Says Prasain, “The treaty does not grant ‘rights’ to the nationals of the other country, it just gives them ‘privileges’.” Moreover, even the privileges related to “residence, ownership of property, participa­tion in trade and commerce, move­ment”, as well as the unspecified “other privileges of a similar nature” which have never been clarified, that each country grants to the “nation­als” of the other country, are not guaranteed—they are to be granted on “a reciprocal basis”.

 

The reasons why India hasn’t accepted the EPG report are unclear, but it’s probably safe to say that it won’t do so before the upcoming Indian national elections.

 

The history

On 31 July 1950, the then Rana Prime Minister Mohan Shumsher Junga Bahadur Rana and Chandreshwar Prasad Narain Singh, an Indian government repre­sentative, had signed the Treaty of Peace and Friend­ship. However, dissatisfac­tion erupted in Nepal soon over the ‘unequal’ nature of the treaty and how it disproportionately favored India. Since then, revising or even scrapping the treaty has been a major political agenda in Nepal. Mainly, var­ious communist outfits and royalist forces have exploited this agenda to bolster their ‘nationalist credentials’.

 

For example, then Prime Minister Kirti Nidhi Bista in 1969 publicly spoke about the need to revise the treaty on the grounds that it was obsolete. After the resto­ration of multi-party democ­racy in 1990, the CPN (UML)-led government in 1994 also demanded the treaty’s abro­gation. It argued that the ‘special relationship’ with India must come to an end and there must be renego­tiations on the sharing of water resources, the recruit­ment of Nepali nationals into the Indian Army and so on. Similarly, in 1997, then For­eign Minister Kamal Thapa submitted a non-paper to Indian officials concerning the amendment of the treaty.

 

Political weapon

During Nepal’s 10-year-long insurgency, the Mao­ists vehemently demanded that the ‘unequal’ treaty, as well as other discriminatory accords between Nepal and India, be scrapped.
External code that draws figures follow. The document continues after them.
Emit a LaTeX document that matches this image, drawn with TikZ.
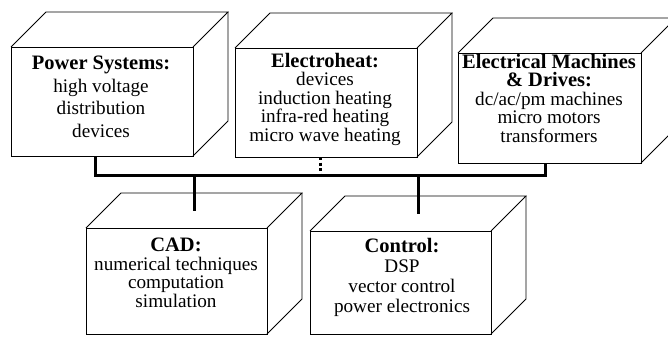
\documentclass[tikz,border=0pt]{standalone}
\usepackage{fontspec}
\setmainfont{Liberation Serif}
\newcommand\hd{\fontsize{20.5}{18.5}\selectfont\bfseries}
\newcommand\mycube[5]{%
  \node[face, minimum width={#4-#2}, minimum height={#5-#3}] (#1) at ({(#2+#4)/2},{(#3+#5)/2}) {};
  \draw[edge] (#1.north west) -- ([shift={(35,-35)}]#1.north west) coordinate (#1-btl)
     -- ([shift={(35,-35)}]#1.north east) coordinate (#1-btr) -- (#1.north east);
  \draw[edge] (#1-btr) -- ([shift={(35,-35)}]#1.south east) -- (#1.south east);
  \coordinate (#1-top) at ([shift={(17.5,-17.5)}]#1.north);
}
\begin{document}
\begin{tikzpicture}[x=1pt,y=-1pt,
  face/.style={draw, line width=0.8pt, inner sep=0pt, outer sep=0pt},
  edge/.style={line width=0.8pt, line join=miter},
  txt/.style={font=\fontsize{19.2}{18.5}\selectfont, align=center, anchor=base, inner sep=0pt},
  bus/.style={line width=3pt},
  dashbus/.style={line width=3pt, dash pattern=on 3pt off 2.5pt}]
\fill[white] (0,0) rectangle (668,337);
\clip (0,0) rectangle (668,337);
% upper boxes
\mycube{ps}{11}{47}{193}{156}
\mycube{eh}{235}{48}{417}{157}
\mycube{em}{458}{53}{641}{163}
% lower boxes
\mycube{cad}{86}{228}{267}{334}
\mycube{ctl}{310}{231}{491}{334}
% texts (anchored at the baseline of the last line)
\node[txt] (ps-t) at (101,137) {{\hd Power Systems:}\\[4pt]high voltage\\[4pt]distribution\\[4pt]devices};
\node[txt] (eh-t) at (325,141) {{\hd Electroheat:}\\devices\\induction heating\\infra-red heating\\micro wave heating};
\node[txt] (em-t) at (549,142) {{\hd Electrical Machines}\\{\hd \& Drives:}\\dc/ac/pm machines\\micro motors\\transformers};
\node[txt] (cad-t) at (176,307) {{\hd CAD:}\\numerical techniques\\computation\\simulation};
\node[txt] (ctl-t) at (402,312) {{\hd Control:}\\[1.5pt]DSP\\[1.5pt]vector control\\[1.5pt]power electronics};
% bus
\coordinate (bl) at (95,175);
\coordinate (br) at (545,175);
\coordinate (be) at (320,175);
\draw[bus, line join=miter] (ps.south -| bl) -- (bl) -- (br) -- (em.south -| br);
\draw[dashbus] (eh.south -| be) -- (be);
\draw[bus] (cad-top |- bl) -- (cad-top);
\draw[bus] (ctl-top |- bl) -- (ctl-top);
\end{tikzpicture}
\end{document}
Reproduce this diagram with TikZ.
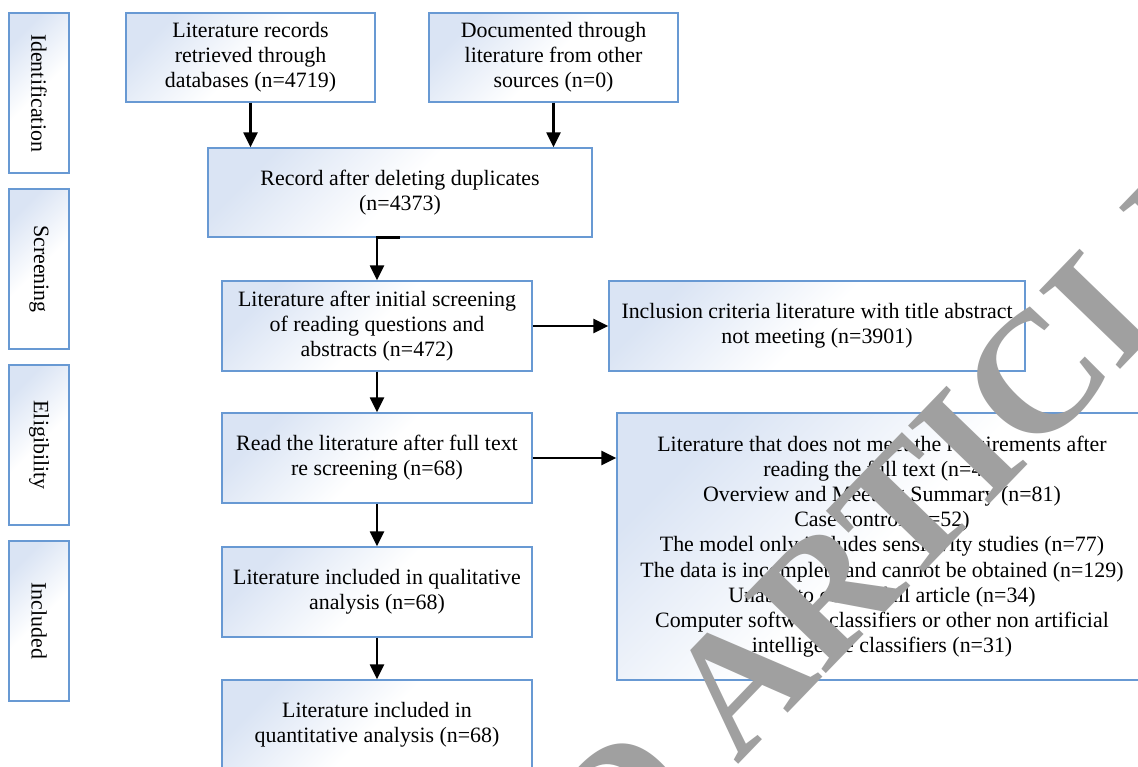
\documentclass[tikz,border=0pt]{standalone}
\usepackage{fontspec}
\setmainfont{Liberation Serif}
\usetikzlibrary{arrows.meta,calc}
\definecolor{bordblue}{RGB}{104,153,211}
\definecolor{fillblue}{RGB}{218,228,244}
\definecolor{wmgray}{RGB}{160,160,160}
\begin{document}
\begin{tikzpicture}[x=1pt,y=-1pt,
  font=\fontsize{21.9}{25.2}\selectfont,
  box/.style={draw=bordblue, line width=1.3pt, top color=fillblue, bottom color=white,
    middle color=white, shading angle=45, align=center, inner sep=2pt, text=black},
  mainbox/.style={box, minimum width=310pt, minimum height=90pt},
  sidebox/.style={box, rotate=-90, minimum width=160pt, minimum height=60pt},
  arr/.style={-{Triangle[length=15pt,width=14pt]}, line width=2.3pt},
  wm/.style={text=wmgray, inner sep=0pt, font=\fontsize{172}{176}\selectfont\bfseries}]
\useasboundingbox (0,0) rectangle (1138,767);
\clip (0,0) rectangle (1138,767);
\fill[white] (0,0) rectangle (1138,767);
% side labels
\node[sidebox] (idl) at (39,93) {Identification};
\node[sidebox] (scr) at (39,269) {Screening};
\node[sidebox] (eli) at (39,445) {Eligibility};
\node[sidebox] (inc) at (39,621) {Included};
% main boxes
\node[box, minimum width=249pt, minimum height=89pt] (b1) at (250.5,57.5)
  {Literature records\\retrieved through\\databases (n=4719)};
\node[box, minimum width=249pt, minimum height=89pt] (b2) at (553.5,57.5)
  {Documented through\\literature from other\\sources (n=0)};
\node[box, minimum width=384pt, minimum height=89pt] (b3) at (400,192.5)
  {Record after deleting duplicates\\(n=4373)};
\node[mainbox] (b4) at (377,326)
  {Literature after initial screening\\of reading questions and\\abstracts (n=472)};
\node[mainbox] (b5) at (377,458)
  {Read the literature after full text\\re screening (n=68)};
\node[mainbox] (b6) at (377,592)
  {Literature included in qualitative\\analysis (n=68)};
\node[mainbox] (b7) at (377,725)
  {Literature included in\\quantitative analysis (n=68)};
\node[box, minimum width=416pt, minimum height=90pt] (rA) at (817,326)
  {Inclusion criteria literature with title abstract\\not meeting (n=3901)};
\node[box, minimum width=530pt, minimum height=267pt] (rB) at (882,546.5)
  {Literature that does not meet the requirements after\\
   reading the full text (n=40)\\
   Overview and Meeting Summary (n=81)\\
   Case control (n=52)\\
   The model only includes sensitivity studies (n=77)\\
   The data is incomplete and cannot be obtained (n=129)\\
   Unable to obtain full article (n=34)\\
   Computer software classifiers or other non artificial\\
   intelligence classifiers (n=31)};
% connectors
\draw[arr] (b1.south) -- (b1.south |- b3.north);
\draw[arr] (b2.south) -- (b2.south |- b3.north);
\draw[arr] (b3.south) -| (b4.north);
\draw[arr] (b4.east) -- (rA.west);
\draw[arr] (b4.south) -- (b5.north);
\draw[arr] (b5.east) -- (b5.east -| rB.west);
\draw[arr] (b5.south) -- (b6.north);
\draw[arr] (b6.south) -- (b7.north);
% watermark
\node[wm, rotate=46, anchor=base east] (wmark) at (1278,206) {RETRACTED ARTICLE};
\end{tikzpicture}
\end{document}
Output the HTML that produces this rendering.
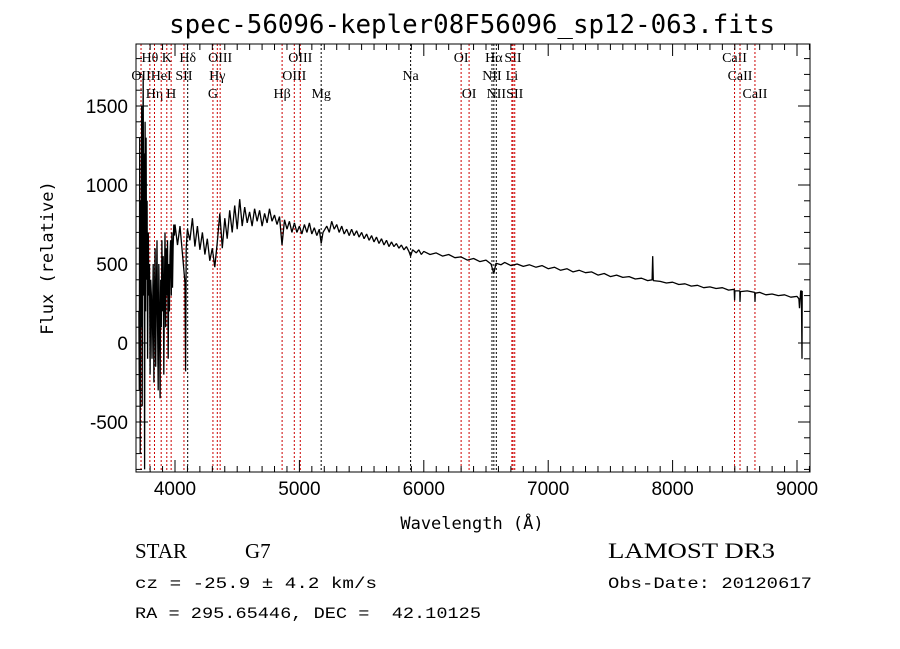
<!DOCTYPE html>
<html><head><meta charset="utf-8"><style>
body{margin:0;background:#fff;}
svg{display:block;}
</style></head><body>
<svg id="chart" width="900" height="649" xmlns="http://www.w3.org/2000/svg">
<rect width="900" height="649" fill="#fff"/>
<text x="472" y="33" text-anchor="middle" font-family="DejaVu Sans Mono, monospace" font-size="25.8">spec-56096-kepler08F56096_sp12-063.fits</text>
<g id="lines"></g>
<g id="axes"></g>
<path id="spec" fill="none" stroke="#000" stroke-width="1.3" stroke-linejoin="bevel"/>
<text x="472" y="529" text-anchor="middle" font-family="DejaVu Sans Mono, monospace" font-size="17">Wavelength (Å)</text>
<text transform="translate(53,258) rotate(-90)" text-anchor="middle" font-family="DejaVu Sans Mono, monospace" font-size="17">Flux (relative)</text>
<text x="135" y="558" font-family="Liberation Serif, serif" font-size="21">STAR</text>
<text x="245" y="558" font-family="Liberation Serif, serif" font-size="21">G7</text>
<text x="608" y="558" font-family="Liberation Serif, serif" font-size="22" textLength="167" lengthAdjust="spacingAndGlyphs">LAMOST DR3</text>
<text x="135" y="588" font-family="Liberation Mono, monospace" font-size="16" textLength="242" lengthAdjust="spacingAndGlyphs">cz = -25.9 ± 4.2 km/s</text>
<text x="608" y="588" font-family="Liberation Mono, monospace" font-size="16" textLength="204" lengthAdjust="spacingAndGlyphs">Obs-Date: 20120617</text>
<text x="135" y="618" font-family="Liberation Mono, monospace" font-size="16" xml:space="preserve" textLength="346" lengthAdjust="spacingAndGlyphs">RA = 295.65446, DEC =  42.10125</text>
</svg>
<script>
const wavelengths=[3710,3713,3716,3720,3724,3728,3732,3736,3740,3744,3748,3752,3756,3760,3764,3768,3772,3776,3780,3785,3790,3795,3800,3805,3810,3815,3820,3825,3830,3835,3840,3845,3850,3855,3860,3865,3870,3875,3880,3885,3890,3895,3900,3905,3910,3915,3920,3925,3930,3935,3940,3945,3950,3955,3960,3965,3970,3975,3980,3985,3990,3995,
4000,4020,4040,4060,4080,4085,4090,4100,4120,4140,4160,4180,4200,4220,4240,4260,4280,4300,4320,4340,4360,4380,4400,4420,4440,4460,4480,4500,4520,4540,4560,4580,4600,4620,4640,4660,4680,4700,4720,4740,4760,4780,4800,4820,4840,4860,4880,4900,4920,4940,4960,4980,5000,5020,5040,5060,5080,5100,5120,5140,5160,5175,5190,5220,5240,5260,5280,5300,5320,5340,5360,5380,5400,5420,5440,5460,5480,5500,5520,5540,5560,5580,5600,5620,5640,5660,5680,5700,5720,5740,5760,5780,5800,5820,5840,5860,5880,5894,5910,5940,5960,5980,6000,
6050,6100,6150,6200,6250,6300,6350,6400,6450,6500,6540,6563,6580,6620,6650,6700,6750,6800,6850,6900,6950,7000,7050,7100,7150,7200,7250,7300,7350,7400,7450,7500,7550,7600,7650,7700,7750,7800,7835,7840,7845,7900,7950,8000,8050,8100,8150,8200,8250,8300,8350,8400,8450,8495,8498,8501,8540,8542,8545,8600,8660,8662,8665,8700,8750,8800,8850,8900,8950,9000,9015,9020,9030,9035,9040,9042];
const fluxes=[200,-300,1300,-700,900,100,1500,-400,1000,1700,300,1200,-800,1400,200,1300,400,900,-100,700,300,500,-200,400,300,-100,200,500,-250,300,600,-150,250,650,100,-300,500,200,-350,400,100,650,200,550,-200,300,700,100,600,300,650,-100,500,200,550,650,300,700,350,600,750,680,
750,620,740,560,380,-180,600,720,650,790,610,740,590,700,560,660,520,600,480,640,820,600,790,660,840,700,870,720,910,740,860,760,830,740,850,770,840,740,820,760,850,770,810,750,800,620,780,720,770,700,760,700,740,690,750,700,760,690,730,680,720,630,700,740,700,770,720,750,700,740,690,720,680,720,680,710,670,700,660,690,650,680,640,670,630,660,620,650,610,640,610,630,600,620,590,610,580,550,590,570,590,560,580,
560,570,550,560,540,545,525,535,515,525,500,440,505,495,510,490,500,485,495,480,490,470,480,460,470,450,460,445,450,430,440,420,430,415,420,405,410,395,400,550,395,390,380,385,370,375,360,365,350,355,345,350,335,340,270,330,330,260,325,330,320,260,315,320,305,310,300,305,290,295,280,220,330,330,-100,330];
const lineWaves=[3727,3798,3835,3889,3934,3969,4072,4102,4305,4340,4363,4861,4959,5007,5175,5894,6300,6364,6548,6563,6583,6708,6717,6731,8498,8542,8662];
const lineBlack=[0,0,0,0,0,0,0,1,0,0,0,0,0,0,1,1,0,0,1,1,1,0,0,0,0,0,0];
const labelTexts=["OII","Hθ","Hη","HeI","K","H","SII","Hδ","G","Hγ","OIII","Hβ","OIII","OIII","Mg","Na","OI","OI","NII","Hα","NII","Li","SII","SII","CaII","CaII","CaII"];
const labelRows=[1,0,2,1,0,2,1,0,2,1,0,2,1,0,2,1,0,2,1,0,2,1,0,2,0,1,2];
const xTicks=[4000,5000,6000,7000,8000,9000];
const yTicks=[-500,0,500,1000,1500];
const L=136,R=810,T=44,B=472;
const xScale=w=>175+(w-4000)*0.1244;
const yScale=f=>343-f*79/500;
const NS="http://www.w3.org/2000/svg";
function mk(tag,attrs,parent){const e=document.createElementNS(NS,tag);for(const k in attrs)e.setAttribute(k,attrs[k]);parent.appendChild(e);return e;}
const lg=document.getElementById('lines');
lineWaves.forEach((w,i)=>{
 const x=xScale(w);
 const l=mk('line',{x1:x,x2:x,y1:T,y2:B,stroke:lineBlack[i]?'#000':'#c00','stroke-width':1,'stroke-dasharray':'2,2'},lg);
 
 
 const t=mk('text',{x:x,y:T+18+labelRows[i]*18,'text-anchor':'middle','font-family':'Liberation Serif, serif','font-size':14},lg);
 t.textContent=labelTexts[i];
 
 
});
const ax=document.getElementById('axes');
const fr=mk('rect',{x:L,y:T,width:R-L,height:B-T,fill:'none',stroke:'#000','stroke-width':1},ax);


for(let w=3800;w<=9100;w+=100){const x=xScale(w);const big=w%1000===0;const len=big?12:6;
 mk('line',{x1:x,x2:x,y1:B,y2:B-len,stroke:'#000'},ax);mk('line',{x1:x,x2:x,y1:T,y2:T+len,stroke:'#000'},ax);}
xTicks.forEach(w=>{const t=mk('text',{x:xScale(w),y:B+23,'text-anchor':'middle','font-family':'Liberation Sans, sans-serif','font-size':19},ax);t.textContent=w;
 
 });
for(let f=-800;f<=1800;f+=100){const y=yScale(f);const big=f%500===0;const len=big?12:6;
 mk('line',{x1:L,x2:L+len,y1:y,y2:y,stroke:'#000'},ax);mk('line',{x1:R,x2:R-len,y1:y,y2:y,stroke:'#000'},ax);}
yTicks.forEach(f=>{const t=mk('text',{x:128,y:yScale(f)+7,'text-anchor':'end','font-family':'Liberation Sans, sans-serif','font-size':19},ax);t.textContent=f;
 
 });
let d='';
wavelengths.forEach((w,i)=>{const y=Math.max(T,Math.min(B,yScale(fluxes[i])));d+=(i?'L':'M')+xScale(w).toFixed(1)+','+y.toFixed(1);});
document.getElementById('spec').setAttribute('d',d);
</script>
</body></html>
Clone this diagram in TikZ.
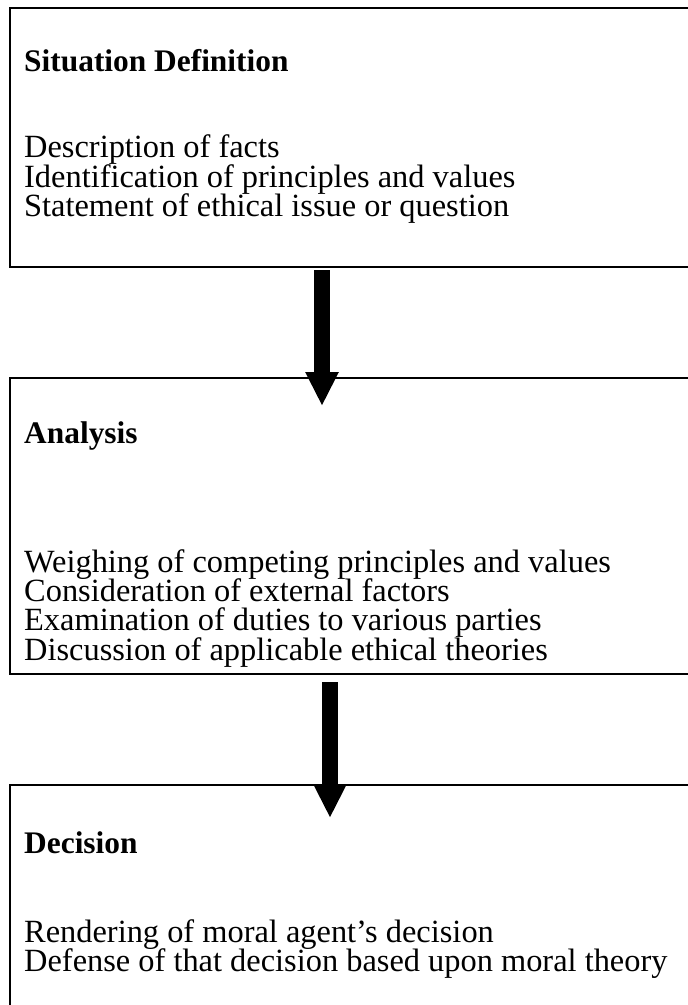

Of late, during the national polls in 2017, amending the treaty was a major election plank of the leftist alliance, whose manifesto said: “The ten­dency to surrender to foreign forces will be discouraged. All unequal treaties and agreements signed with India including the 1950 Treaty of Peace and Friendship will be reviewed and replaced on the basis of necessity and national interest. Diplomatic efforts will be applied to resolve border related prob­lems and the management of border points.”

 

Coincidently, the EPG completed its task at a time when KP Oli is leading a gov­ernment with a two-thirds majority. He has both the mandate and the time to take a decision on treaty revision.